*DATA SEGMENT:*
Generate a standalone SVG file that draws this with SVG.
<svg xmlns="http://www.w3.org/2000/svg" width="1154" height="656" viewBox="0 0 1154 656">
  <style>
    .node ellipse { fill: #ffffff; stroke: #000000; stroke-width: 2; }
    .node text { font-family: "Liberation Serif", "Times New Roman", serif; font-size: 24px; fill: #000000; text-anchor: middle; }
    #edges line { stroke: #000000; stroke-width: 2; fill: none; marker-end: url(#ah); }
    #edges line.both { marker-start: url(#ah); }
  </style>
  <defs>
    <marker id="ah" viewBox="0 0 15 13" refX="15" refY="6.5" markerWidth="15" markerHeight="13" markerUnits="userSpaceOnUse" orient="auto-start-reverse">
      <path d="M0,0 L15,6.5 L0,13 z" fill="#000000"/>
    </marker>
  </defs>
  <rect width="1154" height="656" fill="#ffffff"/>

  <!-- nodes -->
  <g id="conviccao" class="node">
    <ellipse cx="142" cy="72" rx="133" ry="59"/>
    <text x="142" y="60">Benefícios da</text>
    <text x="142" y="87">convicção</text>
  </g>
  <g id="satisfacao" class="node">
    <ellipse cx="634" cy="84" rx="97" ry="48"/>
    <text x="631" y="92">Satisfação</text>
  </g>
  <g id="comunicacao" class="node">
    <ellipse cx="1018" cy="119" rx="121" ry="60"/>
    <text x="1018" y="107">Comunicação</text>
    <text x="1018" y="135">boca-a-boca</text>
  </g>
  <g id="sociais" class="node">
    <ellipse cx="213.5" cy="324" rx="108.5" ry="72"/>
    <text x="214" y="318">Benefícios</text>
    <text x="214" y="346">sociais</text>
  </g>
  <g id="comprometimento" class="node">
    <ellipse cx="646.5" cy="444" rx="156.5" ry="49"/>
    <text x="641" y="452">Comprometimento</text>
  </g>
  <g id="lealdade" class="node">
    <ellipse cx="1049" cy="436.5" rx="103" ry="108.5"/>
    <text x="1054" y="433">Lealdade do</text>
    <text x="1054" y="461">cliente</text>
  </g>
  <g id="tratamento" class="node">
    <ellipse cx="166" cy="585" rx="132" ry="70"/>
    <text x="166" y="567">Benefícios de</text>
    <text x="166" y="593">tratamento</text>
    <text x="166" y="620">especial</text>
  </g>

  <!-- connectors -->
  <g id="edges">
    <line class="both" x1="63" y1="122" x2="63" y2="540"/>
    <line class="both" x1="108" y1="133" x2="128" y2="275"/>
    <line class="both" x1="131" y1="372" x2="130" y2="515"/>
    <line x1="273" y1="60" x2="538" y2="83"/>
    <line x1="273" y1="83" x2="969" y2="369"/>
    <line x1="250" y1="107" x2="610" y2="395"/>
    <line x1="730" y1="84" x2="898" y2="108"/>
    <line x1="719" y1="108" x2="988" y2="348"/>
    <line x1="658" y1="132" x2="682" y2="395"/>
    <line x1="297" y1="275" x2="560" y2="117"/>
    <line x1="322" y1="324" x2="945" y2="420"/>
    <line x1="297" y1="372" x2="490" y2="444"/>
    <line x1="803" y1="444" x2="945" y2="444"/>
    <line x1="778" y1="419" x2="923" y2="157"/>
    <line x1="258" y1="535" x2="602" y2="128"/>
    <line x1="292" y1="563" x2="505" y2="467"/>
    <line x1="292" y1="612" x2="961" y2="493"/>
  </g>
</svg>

*GIVEN INSTRUCTION:* Write out the material exactly as given.

*ANSWER IN FULL:*
Generate a standalone SVG file that draws this with SVG.
<svg xmlns="http://www.w3.org/2000/svg" width="1154" height="656" viewBox="0 0 1154 656">
  <style>
    .node ellipse { fill: #ffffff; stroke: #000000; stroke-width: 2; }
    .node text { font-family: "Liberation Serif", "Times New Roman", serif; font-size: 24px; fill: #000000; text-anchor: middle; }
    #edges line { stroke: #000000; stroke-width: 2; fill: none; marker-end: url(#ah); }
    #edges line.both { marker-start: url(#ah); }
  </style>
  <defs>
    <marker id="ah" viewBox="0 0 15 13" refX="15" refY="6.5" markerWidth="15" markerHeight="13" markerUnits="userSpaceOnUse" orient="auto-start-reverse">
      <path d="M0,0 L15,6.5 L0,13 z" fill="#000000"/>
    </marker>
  </defs>
  <rect width="1154" height="656" fill="#ffffff"/>

  <!-- nodes -->
  <g id="conviccao" class="node">
    <ellipse cx="142" cy="72" rx="133" ry="59"/>
    <text x="142" y="60">Benefícios da</text>
    <text x="142" y="87">convicção</text>
  </g>
  <g id="satisfacao" class="node">
    <ellipse cx="634" cy="84" rx="97" ry="48"/>
    <text x="631" y="92">Satisfação</text>
  </g>
  <g id="comunicacao" class="node">
    <ellipse cx="1018" cy="119" rx="121" ry="60"/>
    <text x="1018" y="107">Comunicação</text>
    <text x="1018" y="135">boca-a-boca</text>
  </g>
  <g id="sociais" class="node">
    <ellipse cx="213.5" cy="324" rx="108.5" ry="72"/>
    <text x="214" y="318">Benefícios</text>
    <text x="214" y="346">sociais</text>
  </g>
  <g id="comprometimento" class="node">
    <ellipse cx="646.5" cy="444" rx="156.5" ry="49"/>
    <text x="641" y="452">Comprometimento</text>
  </g>
  <g id="lealdade" class="node">
    <ellipse cx="1049" cy="436.5" rx="103" ry="108.5"/>
    <text x="1054" y="433">Lealdade do</text>
    <text x="1054" y="461">cliente</text>
  </g>
  <g id="tratamento" class="node">
    <ellipse cx="166" cy="585" rx="132" ry="70"/>
    <text x="166" y="567">Benefícios de</text>
    <text x="166" y="593">tratamento</text>
    <text x="166" y="620">especial</text>
  </g>

  <!-- connectors -->
  <g id="edges">
    <line class="both" x1="63" y1="122" x2="63" y2="540"/>
    <line class="both" x1="108" y1="133" x2="128" y2="275"/>
    <line class="both" x1="131" y1="372" x2="130" y2="515"/>
    <line x1="273" y1="60" x2="538" y2="83"/>
    <line x1="273" y1="83" x2="969" y2="369"/>
    <line x1="250" y1="107" x2="610" y2="395"/>
    <line x1="730" y1="84" x2="898" y2="108"/>
    <line x1="719" y1="108" x2="988" y2="348"/>
    <line x1="658" y1="132" x2="682" y2="395"/>
    <line x1="297" y1="275" x2="560" y2="117"/>
    <line x1="322" y1="324" x2="945" y2="420"/>
    <line x1="297" y1="372" x2="490" y2="444"/>
    <line x1="803" y1="444" x2="945" y2="444"/>
    <line x1="778" y1="419" x2="923" y2="157"/>
    <line x1="258" y1="535" x2="602" y2="128"/>
    <line x1="292" y1="563" x2="505" y2="467"/>
    <line x1="292" y1="612" x2="961" y2="493"/>
  </g>
</svg>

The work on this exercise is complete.